5 Technical Tools Forex Traders Trust

Chris Lee

Even the most ardent fundamental analysts sometimes peek over their fence to look at what the latest indicators and tools their technical counterparts are using. Those who put their trust in following trends, determining patterns and letting price movements direct their trading decisions all have a stack of go-to technical analysis tools at the ready. FXTM Senior Staff Writer Samantha Robb takes a closer look at the five most frequently used tools by analysts.

There’s no order of preference here, and there is, of course, an innumerable amount of tools that play an elemental role in trading strategies that are not included in the list. These five, however, appear in practically every trader’s toolkit. So without further ado, let’s get to it!

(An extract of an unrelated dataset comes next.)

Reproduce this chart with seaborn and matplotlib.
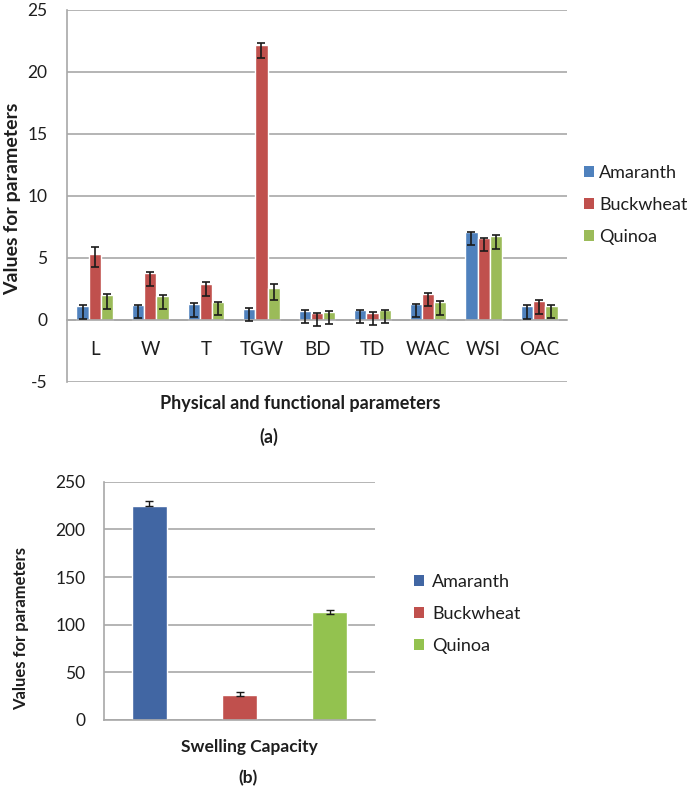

  1. Moving Average – the MA
    The MA encompasses a broad range of indicators under its name, including Simple MA, Exponential MA and Weighted MA. Traders use this popular tool in order to remove as much market volatility as possible from irregular price movements (a very common occurrence in the currency markets). By adding all closing prices from a particular time period and then dividing by the sum total of the time periods, traders find the moving average which helps them identify trends and patterns.
  2. Japanese Candlestick Charting
    By far the most popular visual presentation of price movements on a chart (Bar Charts and Line Charts come at distant second and third), this is method was popularised in the 80s even though its history dates back to 18th century Japan. The basic shape of a candlestick, with its body and wick, is used to illustrate the high, low, open and close prices of a particular financial asset. A group of candlesticks together, over a specified time period, end up forming trends that most technical analysts love to follow.
  3. Bollinger Bands
    Invented by renowned technical analyst, John Bollinger, this volatility indicator mimics the form of a Simple MA, with borders (or bands) on either side. Bollinger Bands are widely used because they are great for identifying different levels of volatility, which is obviously a huge help to traders looking for the next big trading opportunity. The narrower the bands, the lower the volatility level, and vice versa. Traders tend to believe in Bollinger Bands a bit too passionately, so it’s worth reminding readers that they should be used in tandem with other technical indicators.
  4. Fibonacci Retracement
    Despite the controversy surrounding Fibonacci Retracement in technical analysis, it still merits its place on this list. Based on the ‘Golden Ratio’ from the infamous Italian mathematician, this indicator measures the distance between a financial instrument’s high and low prices. Once the distance is determined, it’s divided using Fibonacci’s ratios 23.6%, 38.2%, 61.8% and 100%. An advantage to Fibonacci Retracement (as opposed to MAs for example), is that they’re totally static which makes interpreting them much quicker and easier.
  5. Relative Strength Index – the RSI
    We round off our list with a very popular indicators, the RSI. It determines if a financial asset is more susceptible to buying or selling pressure by measuring the rate at which its price is increasing or decreasing. It was a revolutionary development in 1978, by J. Welles Wilder Jr., giving traders a way to see if their instrument was getting oversold or overbought. It’s usually measured over a fortnight on a scale ranging from 0 to 100. If the asset’s price goes over 70, it means its in overbought territory, if it dips under 30 then it’s getting oversold.